At the start of writing this, I had assumed concretions were always bad but I was unable to clearly distinguish them for abstractions. Now, I feel like I’ve established how they’re different from each other and how concretions too have a natural place in our programs, but I’ve yet to fully clarify: when exactly are concretions bad?
If the ultimate goal is to end up with the right abstraction, one heuristic may be to notice when you find yourself stuck with many similar concretions. The most obvious cause might be that you haven’t yet generalized some behavior. Or worse, the pattern is staring at you in the face but it’s cemented in a bunch of Classes.
A more slippery situation, however, is not when you haven’t moved towards an abstraction, but when you’re moving away from it. This is easy to spot, because you’ll notice yourself creating many new functions that just wrap the same existing, generic utility. Though even if you catch yourself doing this, you might feel resistance to replacing these concretions, as I have, if you’ve taken a liking to their declarative nature.
Imagine, for example, that you need to serialize user data in your Clojure API. You have the function,
user, that serializes a single user’s data. How would you apply that logic to a list of users? Do you write
(map user) everywhere, or create a new function,
all-users, that does that under the hood? With the latter, the pattern you end up with, is that rather than having one serializing function for every entity in your codebase, you’d have two, at the least. You’ll likely need to map, reduce, or filter their data in different ways, but rather than plainly using those functions, you’ve opted to make them more concrete. Sometimes that may be warranted, most times, it’s not.

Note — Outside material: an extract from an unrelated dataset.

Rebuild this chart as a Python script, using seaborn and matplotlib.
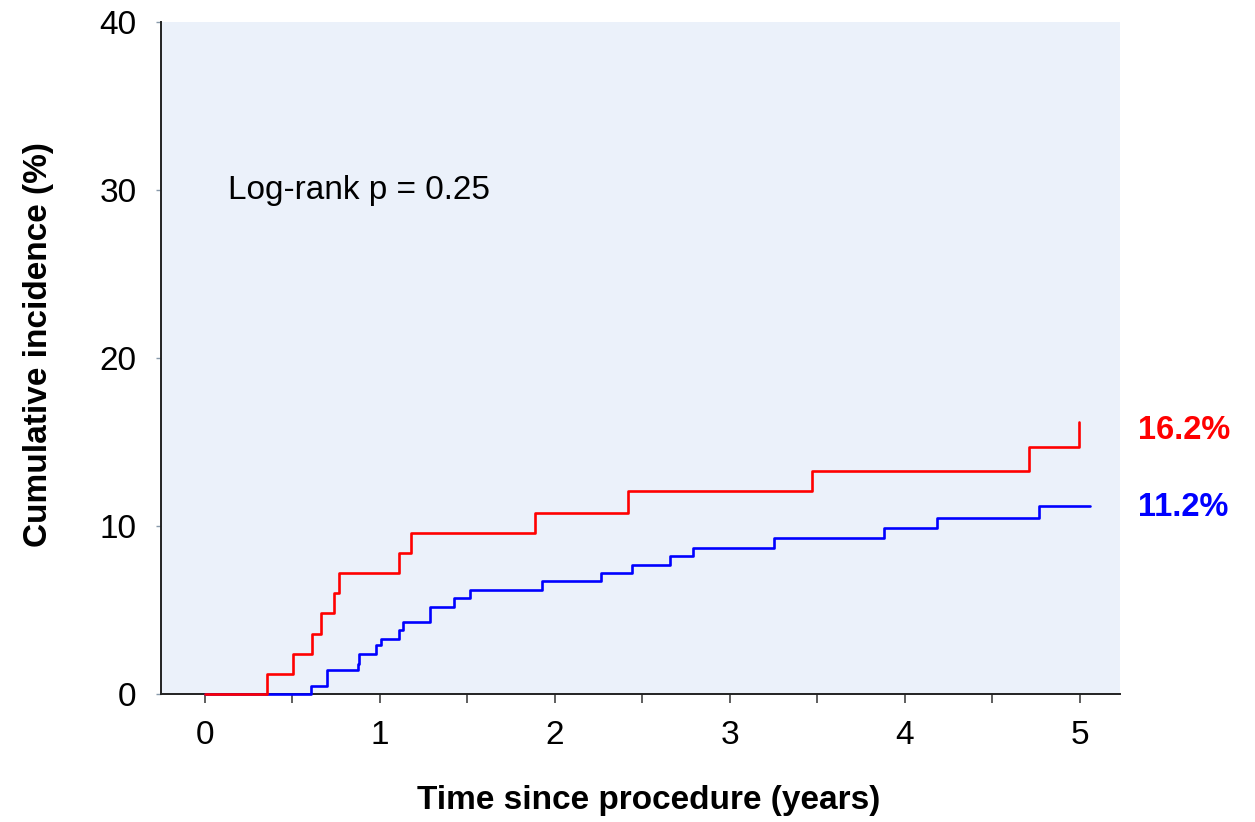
import matplotlib
matplotlib.use("Agg")
import matplotlib.pyplot as plt
from matplotlib.ticker import MultipleLocator
import seaborn as sns
import pandas as pd

# ---- data ----
red_time = [0, 0.354, 0.505, 0.613, 0.661, 0.735, 0.764, 1.11, 1.18, 1.888,
            2.42, 3.47, 4.71, 4.996]
red_inc = [0, 1.2, 2.4, 3.6, 4.8, 6.0, 7.2, 8.4, 9.6, 10.8,
           12.1, 13.3, 14.7, 16.2]

blue_time = [0, 0.608, 0.697, 0.872, 0.88, 0.979, 1.006, 1.11, 1.131, 1.286,
             1.423, 1.516, 1.924, 2.261, 2.442, 2.659, 2.79, 3.253, 3.882,
             4.185, 4.766, 5.057]
blue_inc = [0, 0.5, 1.4, 1.8, 2.4, 2.9, 3.3, 3.8, 4.3, 5.2,
            5.7, 6.2, 6.7, 7.2, 7.7, 8.2, 8.7, 9.3, 9.9,
            10.5, 11.2, 11.2]

x_ticks = [0, 1, 2, 3, 4, 5]
y_ticks = [0, 10, 20, 30, 40]
end_labels = ["16.2%", "11.2%"]
pvalue_text = "Log-rank p = 0.25"
x_label = "Time since procedure (years)"
y_label = "Cumulative incidence (%)"

df = pd.concat([
    pd.DataFrame({"t": blue_time, "inc": blue_inc, "group": "B"}),
    pd.DataFrame({"t": red_time, "inc": red_inc, "group": "A"}),
], ignore_index=True)

sns.set_style("ticks")
plt.rcParams["font.family"] = ["Liberation Sans", "DejaVu Sans"]
plt.rcParams["text.color"] = "black"
plt.rcParams["axes.labelcolor"] = "black"
plt.rcParams["xtick.labelcolor"] = "black"
plt.rcParams["ytick.labelcolor"] = "black"

fig = plt.figure(figsize=(12.55, 8.22), dpi=100)
ax = fig.add_axes([161 / 1255, 1 - 694 / 822, (1120 - 161) / 1255, (694 - 22) / 822])
ax.set_facecolor("#EBF1FA")

palette = {"A": "#FF0000", "B": "#0000FF"}
sns.lineplot(data=df, x="t", y="inc", hue="group", hue_order=["B", "A"],
             palette=palette, drawstyle="steps-post", estimator=None,
             sort=False, linewidth=1.9, legend=False, ax=ax)
for ln in ax.get_lines():
    ln.set_clip_on(False)
    ln.set_zorder(3)

ax.set_xlim(-0.2514, 5.229)
ax.set_ylim(0, 40)
ax.set_xticks(x_ticks)
ax.xaxis.set_minor_locator(MultipleLocator(0.5))
ax.set_yticks(y_ticks)

for s in ["top", "right"]:
    ax.spines[s].set_visible(False)
for s in ["left", "bottom"]:
    ax.spines[s].set_color("#222222")
    ax.spines[s].set_linewidth(1.4)

ax.tick_params(axis="x", which="both", direction="out", length=6.5, width=1.1,
               color="#333333", labelsize=24, pad=12)
ax.tick_params(axis="y", which="major", direction="out", length=3.5, width=1.0,
               color="#8899AA", labelsize=24, pad=14)

ax.set_xlabel(x_label, fontsize=24, fontweight="bold")
ax.set_ylabel(y_label, fontsize=24, fontweight="bold")
ax.xaxis.set_label_coords((649 - 161) / (1120 - 161), -(785 - 694) / (694 - 22))
ax.yaxis.set_label_coords(-(161 - 54) / (1120 - 161), (694 - 345) / (694 - 22))

ax.text(0.131, 30.0, pvalue_text, fontsize=24, ha="left", va="center")
ax.text(5.331, red_inc[-1] - 0.5, end_labels[0], color="#FF0000", fontsize=23.5,
        fontweight="bold", ha="left", va="center", clip_on=False)
ax.text(5.331, blue_inc[-1] - 0.1, end_labels[1], color="#0000FF", fontsize=23.5,
        fontweight="bold", ha="left", va="center", clip_on=False)

fig.savefig("out.png", dpi=100)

allUsers() reads nicer than
map(user). To use an abstraction without a concretion, you have to truly value reusability over declarativeness.
I didn’t realize until now that coding involves some trade-off between the two–abstractions or concretions; reusability or declarativeness. That implicit choice, it seems, is why good abstractions are hard to preserve and fully use. There’s this knee-jerk reaction to seeing a string of SQL dangling in your codebase, that you have to manually override before you mindlessly reach for some military grade ORM. Upfront are the concretions some library made easy, hidden, are the abstractions it obscured.
The word ‘trade-off’, though, doesn’t seem to capture the essence of this choice. Sometimes you might settle for a concretion, but ideally, you’re using it as a stepping stone for the proper abstraction. You’re not giving up one to get the other, you’re giving into one to get to the other. Concretions and abstractions are the yin and yang of coding. First you make concretions to get away from implementation details; then you make abstractions to get away from concretions; until the abstractions themselves feel like implementation details and the process repeats, with concretions once again, until we find better abstractions.